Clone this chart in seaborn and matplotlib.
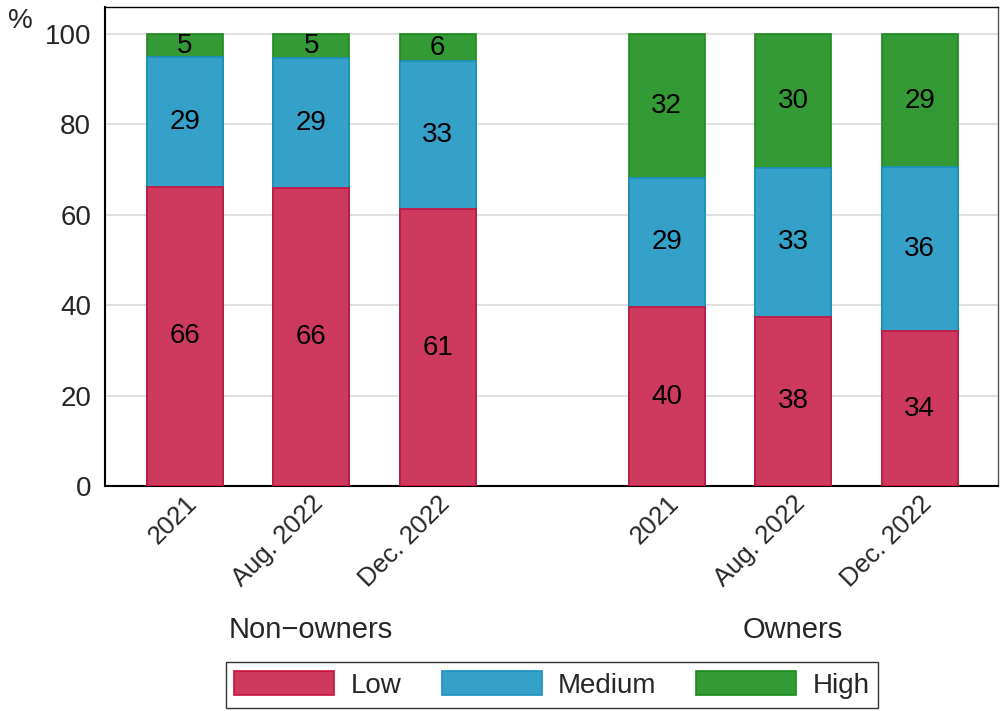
import numpy as np
import pandas as pd
import matplotlib
matplotlib.use("Agg")
import matplotlib.pyplot as plt
import matplotlib.transforms as mtrans
import seaborn as sns
from matplotlib.patches import Patch

# ---- data ----
groups = ["Non\u2212owners", "Owners"]
periods = ["2021", "Aug. 2022", "Dec. 2022"]
levels = ["Low", "Medium", "High"]
low = [66.2, 65.9, 61.2, 39.6, 37.5, 34.2]
medium = [28.7, 28.8, 32.8, 28.6, 32.9, 36.4]
high = [5.1, 5.3, 6.0, 31.8, 29.6, 29.4]
y_ticks = [0, 20, 40, 60, 80, 100]

# ---- style ----
sns.set_style("white")
plt.rcParams["font.family"] = ["Liberation Sans", "DejaVu Sans"]

face = {"Low": "#CE3A5E", "Medium": "#35A1C9", "High": "#339A35"}
edge = {"Low": "#C8103E", "Medium": "#1A90C2", "High": "#1A8A1A"}

gap = 1.81
pos = []
for g in range(len(groups)):
    for i in range(len(periods)):
        pos.append(g * (len(periods) - 1 + gap) + i)
pos = np.array(pos)

df = pd.DataFrame({"x": pos, "Low": low, "Medium": medium, "High": high})
df["c_low"] = df["Low"]
df["c_med"] = df["Low"] + df["Medium"]
df["c_high"] = df["c_med"] + df["High"]

fig = plt.figure(figsize=(10, 7.11), dpi=100)
ax = fig.add_axes([0.105, 1 - 486 / 711, 0.998 - 0.105, (486 - 7) / 711])

for col, lev in [("c_high", "High"), ("c_med", "Medium"), ("c_low", "Low")]:
    sns.barplot(data=df, x="x", y=col, native_scale=True, color=face[lev],
                edgecolor=edge[lev], linewidth=1.2, width=0.6, saturation=1,
                errorbar=None, ax=ax, zorder=3)

FS = 20
# segment labels
bottoms = np.zeros(len(pos))
for lev in levels:
    vals = df[lev].to_numpy()
    for x, b, v in zip(pos, bottoms, vals):
        ax.text(x, b + v / 2, f"{v:.0f}", ha="center", va="center",
                fontsize=FS, color="black", zorder=5)
    bottoms = bottoms + vals

ax.set_ylim(0, 106)
ax.set_xlim(-0.63, pos[-1] + 0.62)
ax.set_yticks(y_ticks)
ax.set_yticklabels([str(t) for t in y_ticks], fontsize=FS)
ax.set_xticks(pos)
ax.set_xticklabels(periods * len(groups), rotation=45, ha="right",
                   rotation_mode="anchor", fontsize=18.5)
shift = mtrans.ScaledTranslation(-8 / 100, 0, fig.dpi_scale_trans)
for lbl in ax.get_xticklabels():
    lbl.set_transform(lbl.get_transform() + shift)
ax.tick_params(axis="x", length=0, pad=4)
ax.tick_params(axis="y", length=6, width=1.2, color="black", pad=4)
ax.set_xlabel("")
ax.set_ylabel("")
ax.set_axisbelow(True)
ax.yaxis.grid(True, color="#E0E0E0", linewidth=1.5, zorder=0)
ax.xaxis.grid(False)
for s in ["left", "bottom"]:
    ax.spines[s].set_color("black")
    ax.spines[s].set_linewidth(1.5)
ax.spines["top"].set_color("black")
ax.spines["top"].set_linewidth(1.0)
ax.spines["right"].set_color("#555555")
ax.spines["right"].set_linewidth(1.0)

# group labels
trans = mtrans.blended_transform_factory(ax.transData, fig.transFigure)
n = len(periods)
for g, name in enumerate(groups):
    cx = pos[g * n:(g + 1) * n].mean()
    ax.text(cx, 1 - 630 / 711, name, transform=trans, ha="center", va="center",
            fontsize=21)

fig.text(8 / 1000, 1 - 8 / 711, "%", ha="left", va="top", fontsize=FS)

handles = [Patch(facecolor=face[l], edgecolor=edge[l], linewidth=1.2, label=l) for l in levels]
leg = fig.legend(handles=handles, loc="center", bbox_to_anchor=(552 / 1000, 1 - 685 / 711),
                 ncol=3, frameon=True, fancybox=False, fontsize=FS,
                 handlelength=3.6, handleheight=0.95, handletextpad=0.58,
                 columnspacing=1.45, borderpad=0.32)
leg.get_frame().set_edgecolor("black")
leg.get_frame().set_linewidth(1.0)

fig.savefig("out.png", dpi=100)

-- -- --

◆ Directions for this task: The data should be printed again unchanged; leave its pictures out.

◆ Exercise response:
Clone this chart in seaborn and matplotlib.
import numpy as np
import pandas as pd
import matplotlib
matplotlib.use("Agg")
import matplotlib.pyplot as plt
import matplotlib.transforms as mtrans
import seaborn as sns
from matplotlib.patches import Patch

# ---- data ----
groups = ["Non\u2212owners", "Owners"]
periods = ["2021", "Aug. 2022", "Dec. 2022"]
levels = ["Low", "Medium", "High"]
low = [66.2, 65.9, 61.2, 39.6, 37.5, 34.2]
medium = [28.7, 28.8, 32.8, 28.6, 32.9, 36.4]
high = [5.1, 5.3, 6.0, 31.8, 29.6, 29.4]
y_ticks = [0, 20, 40, 60, 80, 100]

# ---- style ----
sns.set_style("white")
plt.rcParams["font.family"] = ["Liberation Sans", "DejaVu Sans"]

face = {"Low": "#CE3A5E", "Medium": "#35A1C9", "High": "#339A35"}
edge = {"Low": "#C8103E", "Medium": "#1A90C2", "High": "#1A8A1A"}

gap = 1.81
pos = []
for g in range(len(groups)):
    for i in range(len(periods)):
        pos.append(g * (len(periods) - 1 + gap) + i)
pos = np.array(pos)

df = pd.DataFrame({"x": pos, "Low": low, "Medium": medium, "High": high})
df["c_low"] = df["Low"]
df["c_med"] = df["Low"] + df["Medium"]
df["c_high"] = df["c_med"] + df["High"]

fig = plt.figure(figsize=(10, 7.11), dpi=100)
ax = fig.add_axes([0.105, 1 - 486 / 711, 0.998 - 0.105, (486 - 7) / 711])

for col, lev in [("c_high", "High"), ("c_med", "Medium"), ("c_low", "Low")]:
    sns.barplot(data=df, x="x", y=col, native_scale=True, color=face[lev],
                edgecolor=edge[lev], linewidth=1.2, width=0.6, saturation=1,
                errorbar=None, ax=ax, zorder=3)

FS = 20
# segment labels
bottoms = np.zeros(len(pos))
for lev in levels:
    vals = df[lev].to_numpy()
    for x, b, v in zip(pos, bottoms, vals):
        ax.text(x, b + v / 2, f"{v:.0f}", ha="center", va="center",
                fontsize=FS, color="black", zorder=5)
    bottoms = bottoms + vals

ax.set_ylim(0, 106)
ax.set_xlim(-0.63, pos[-1] + 0.62)
ax.set_yticks(y_ticks)
ax.set_yticklabels([str(t) for t in y_ticks], fontsize=FS)
ax.set_xticks(pos)
ax.set_xticklabels(periods * len(groups), rotation=45, ha="right",
                   rotation_mode="anchor", fontsize=18.5)
shift = mtrans.ScaledTranslation(-8 / 100, 0, fig.dpi_scale_trans)
for lbl in ax.get_xticklabels():
    lbl.set_transform(lbl.get_transform() + shift)
ax.tick_params(axis="x", length=0, pad=4)
ax.tick_params(axis="y", length=6, width=1.2, color="black", pad=4)
ax.set_xlabel("")
ax.set_ylabel("")
ax.set_axisbelow(True)
ax.yaxis.grid(True, color="#E0E0E0", linewidth=1.5, zorder=0)
ax.xaxis.grid(False)
for s in ["left", "bottom"]:
    ax.spines[s].set_color("black")
    ax.spines[s].set_linewidth(1.5)
ax.spines["top"].set_color("black")
ax.spines["top"].set_linewidth(1.0)
ax.spines["right"].set_color("#555555")
ax.spines["right"].set_linewidth(1.0)

# group labels
trans = mtrans.blended_transform_factory(ax.transData, fig.transFigure)
n = len(periods)
for g, name in enumerate(groups):
    cx = pos[g * n:(g + 1) * n].mean()
    ax.text(cx, 1 - 630 / 711, name, transform=trans, ha="center", va="center",
            fontsize=21)

fig.text(8 / 1000, 1 - 8 / 711, "%", ha="left", va="top", fontsize=FS)

handles = [Patch(facecolor=face[l], edgecolor=edge[l], linewidth=1.2, label=l) for l in levels]
leg = fig.legend(handles=handles, loc="center", bbox_to_anchor=(552 / 1000, 1 - 685 / 711),
                 ncol=3, frameon=True, fancybox=False, fontsize=FS,
                 handlelength=3.6, handleheight=0.95, handletextpad=0.58,
                 columnspacing=1.45, borderpad=0.32)
leg.get_frame().set_edgecolor("black")
leg.get_frame().set_linewidth(1.0)

fig.savefig("out.png", dpi=100)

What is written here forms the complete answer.